GCHQ director Jeremy Fleming has reaffirmed a joint commitment with his US counterpart to “disrupt and deter” new and emerging cyber security threats.

Fleming, alongside Paul Sanders, commander of UK Strategic Command, met with National Security Agency (NSA) director and US Cyber Command head Paul Nakasone in a session at the annual Cyber Management Review forum hosted at the NSA’s headquarters in Fort Meade, Maryland.

The Cyber Management Review symposium is an opportunity for the UK and US to shape their intelligence relationship, develop improved cyber capabilities, improve defences, and impost common costs on malicious actors, and this year’s event comes against a backdrop of relentless cyber attacks that have elevated issues such as supply chain security and ransomware into the popular consciousness.

The allies said they remained committed to “carrying out operations under world-leading legal frameworks to ensure anything we do is legal, proportionate and necessary”.

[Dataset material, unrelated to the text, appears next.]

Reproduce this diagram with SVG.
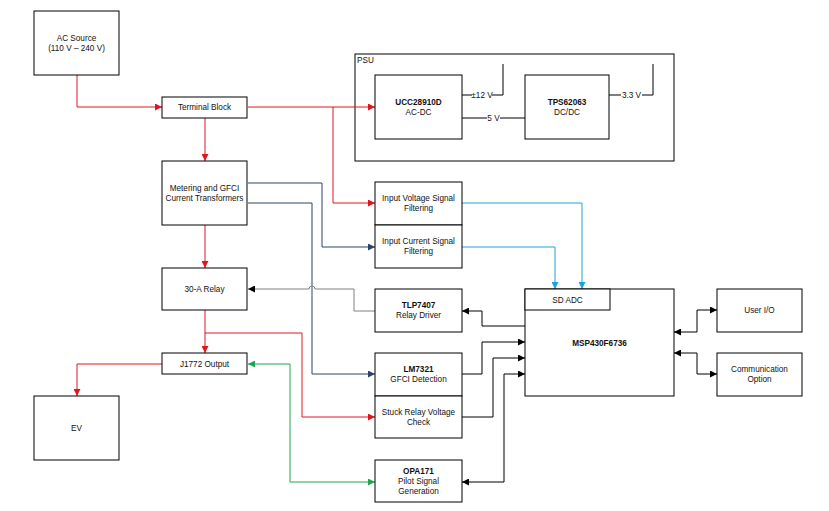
<svg xmlns="http://www.w3.org/2000/svg" width="829" height="511" viewBox="0 0 829 511">
<style>
rect.box{fill:#fff;stroke:#000;stroke-width:1}
text{font-family:"Liberation Sans",Arial,sans-serif;font-size:8.2px;fill:#111;text-anchor:middle}
text.b{font-weight:bold}
text.l{text-anchor:start}
path{fill:none;stroke-width:1}
.red{stroke:#E3141C}
.blue{stroke:#2B4468}
.cyan{stroke:#1CA3D6}
.green{stroke:#1FA552}
.grey{stroke:#808080}
.blk{stroke:#000}
</style>
<defs>
<marker id="mr" viewBox="0 0 8 8" refX="8" refY="4" markerWidth="7" markerHeight="7" orient="auto-start-reverse" markerUnits="userSpaceOnUse"><path d="M0,0 L8,4 L0,8 z" style="fill:#E3141C;stroke:none"/></marker>
<marker id="mb" viewBox="0 0 8 8" refX="8" refY="4" markerWidth="7" markerHeight="7" orient="auto-start-reverse" markerUnits="userSpaceOnUse"><path d="M0,0 L8,4 L0,8 z" style="fill:#2B4468;stroke:none"/></marker>
<marker id="mc" viewBox="0 0 8 8" refX="8" refY="4" markerWidth="7" markerHeight="7" orient="auto-start-reverse" markerUnits="userSpaceOnUse"><path d="M0,0 L8,4 L0,8 z" style="fill:#1CA3D6;stroke:none"/></marker>
<marker id="mg" viewBox="0 0 8 8" refX="8" refY="4" markerWidth="7" markerHeight="7" orient="auto-start-reverse" markerUnits="userSpaceOnUse"><path d="M0,0 L8,4 L0,8 z" style="fill:#1FA552;stroke:none"/></marker>
<marker id="mk" viewBox="0 0 8 8" refX="8" refY="4" markerWidth="7" markerHeight="7" orient="auto-start-reverse" markerUnits="userSpaceOnUse"><path d="M0,0 L8,4 L0,8 z" style="fill:#000;stroke:none"/></marker>
</defs>
<rect width="829" height="511" fill="#fff"/>

<g id="psu">
<rect class="box" x="355" y="54" width="319" height="107"/>
<text class="l" x="357" y="63">PSU</text>
</g>

<g id="connectors">
<path class="red" d="M77,75 V107 H162" marker-end="url(#mr)"/>
<path class="red" d="M205,118 V161" marker-end="url(#mr)"/>
<path class="red" d="M248,107 H375" marker-end="url(#mr)"/>
<path class="red" d="M333,107 V203 H375" marker-end="url(#mr)"/>
<path class="red" d="M205,225 V268" marker-end="url(#mr)"/>
<path class="red" d="M205,310 V353" marker-end="url(#mr)"/>
<path class="red" d="M205,333 H302 V417 H375" marker-end="url(#mr)"/>
<path class="red" d="M162,364 H77 V396" marker-end="url(#mr)"/>
<path class="blue" d="M248,183 H322 V247 H375" marker-end="url(#mb)"/>
<path class="blue" d="M248,203 H312 V374 H375" marker-end="url(#mb)"/>
<path class="grey" d="M375,311 H354 V289 H315 A3,3 0 0 0 309,289 H248" marker-end="url(#mk)"/>
<path class="cyan" d="M462,203 H582 V289" marker-end="url(#mc)"/>
<path class="cyan" d="M462,247 H555 V289" marker-end="url(#mc)"/>
<path class="green" d="M248,364 H290 V482 H375" marker-start="url(#mg)" marker-end="url(#mg)"/>
<path class="blk" d="M525,326 H482 V311 H462" marker-end="url(#mk)"/>
<path class="blk" d="M462,374 H482 V342 H525" marker-end="url(#mk)"/>
<path class="blk" d="M462,417 H493 V358 H525" marker-end="url(#mk)"/>
<path class="blk" d="M462,482 H504 V374 H525" marker-start="url(#mk)" marker-end="url(#mk)"/>
<path class="blk" d="M674,332 H697 V310 H717" marker-start="url(#mk)" marker-end="url(#mk)"/>
<path class="blk" d="M674,353 H697 V374 H717" marker-start="url(#mk)" marker-end="url(#mk)"/>
<path class="blk" d="M462,95 H472 M492,95 H503 V64"/>
<path class="blk" d="M462,118 H487 M500,118 H525"/>
<path class="blk" d="M609,95 H621 M642,95 H653 V64"/>
<text x="482" y="98">±12 V</text>
<text x="493.5" y="121">5 V</text>
<text x="631.5" y="98">3.3 V</text>
</g>

<g id="ac-source">
<rect class="box" x="34" y="11" width="85" height="64"/>
<text x="76.5" y="41">AC Source</text>
<text x="76.5" y="51">(110 V – 240 V)</text>
</g>
<g id="terminal-block">
<rect class="box" x="162" y="97" width="85" height="21"/>
<text x="204.5" y="110">Terminal Block</text>
</g>
<g id="metering">
<rect class="box" x="162" y="161" width="85" height="64"/>
<text x="204.5" y="191">Metering and GFCI</text>
<text x="204.5" y="201">Current Transformers</text>
</g>
<g id="relay">
<rect class="box" x="162" y="268" width="85" height="42"/>
<text x="204.5" y="292">30-A Relay</text>
</g>
<g id="j1772">
<rect class="box" x="162" y="353" width="85" height="21"/>
<text x="204.5" y="367">J1772 Output</text>
</g>
<g id="ev">
<rect class="box" x="34" y="396" width="85" height="64"/>
<text x="76.5" y="431">EV</text>
</g>
<g id="ucc28910d">
<rect class="box" x="375" y="75" width="87" height="64"/>
<text class="b" x="418.5" y="104.5">UCC28910D</text>
<text x="418.5" y="114.5">AC-DC</text>
</g>
<g id="tps62063">
<rect class="box" x="525" y="75" width="84" height="64"/>
<text class="b" x="567" y="104.5">TPS62063</text>
<text x="567" y="114.5">DC/DC</text>
</g>
<g id="input-voltage">
<rect class="box" x="375" y="182" width="87" height="43"/>
<text x="418.5" y="201">Input Voltage Signal</text>
<text x="418.5" y="211">Filtering</text>
</g>
<g id="input-current">
<rect class="box" x="375" y="225" width="87" height="43"/>
<text x="418.5" y="244">Input Current Signal</text>
<text x="418.5" y="254">Filtering</text>
</g>
<g id="tlp7407">
<rect class="box" x="375" y="289" width="87" height="43"/>
<text class="b" x="418.5" y="308">TLP7407</text>
<text x="418.5" y="318">Relay Driver</text>
</g>
<g id="lm7321">
<rect class="box" x="375" y="353" width="87" height="43"/>
<text class="b" x="418.5" y="372">LM7321</text>
<text x="418.5" y="382">GFCI Detection</text>
</g>
<g id="stuck-relay">
<rect class="box" x="375" y="396" width="87" height="42"/>
<text x="418.5" y="415">Stuck Relay Voltage</text>
<text x="418.5" y="425">Check</text>
</g>
<g id="opa171">
<rect class="box" x="375" y="460" width="87" height="42"/>
<text class="b" x="418.5" y="474">OPA171</text>
<text x="418.5" y="484">Pilot Signal</text>
<text x="418.5" y="494">Generation</text>
</g>
<g id="msp430">
<rect class="box" x="525" y="289" width="149" height="107"/>
<rect class="box" x="525" y="289" width="85" height="21"/>
<text x="567.5" y="302.5">SD ADC</text>
<text class="b" x="599.5" y="346">MSP430F6736</text>
</g>
<g id="user-io">
<rect class="box" x="717" y="289" width="85" height="43"/>
<text x="759.5" y="313">User I/O</text>
</g>
<g id="comm">
<rect class="box" x="717" y="353" width="85" height="43"/>
<text x="759.5" y="372">Communication</text>
<text x="759.5" y="382">Option</text>
</g>
</svg>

“As like-minded allies for two centuries, the United Kingdom and the United States share a close and enduring relationship,” said Fleming and Nakasone in a joint statement. “Our two nations today face strategic threats in an interconnected, digital world that seek to undermine our shared principles, norms and values.

“We agree that strategic engagement in cyber space is crucial to defending our way of life, by addressing these evolving threats with a full range of capabilities. To carry this out, we will continue to adapt, innovate, partner and succeed against evolving threats in cyber space.

“We will achieve this by planning enduring combined cyber space operations that enable a collective defence and deterrence and impose consequences on our common adversaries who conduct malicious cyber activity.

“As democratic cyber nations, the UK and US are committed to doing so in a responsible way in line with international law and norms, setting the example for responsible state behaviour in cyber space.”

The joint declaration comes hot on the heels of the National Cyber Security Centre’s (NCSC’s) annual review, in which the GCHQ-backed cyber agency reflected on its work alongside the UK’s Five Eyes partners (Australia, Canada, New Zealand and the US) on joint approaches to fighting malicious activity, and enhancing cyber resilience within the alliance.

Besides collaborating with the UK’s core intelligence allies, the NCSC has also been playing a lead role in furthering the UK government’s global cyber leadership goals.

Among other things, in the past 12 months it initiated the first International Standards Group (ISG) focused on securing artificial intelligence, worked alongside the European Telecommunications Standards Institute (ETS) on data supply chain security, supported the work of the United Nations Government Group of Experts on State Behaviour in Cyberspace, and sponsored the first cohort of participants in the UK-Gulf Women in Cyber Fellowship.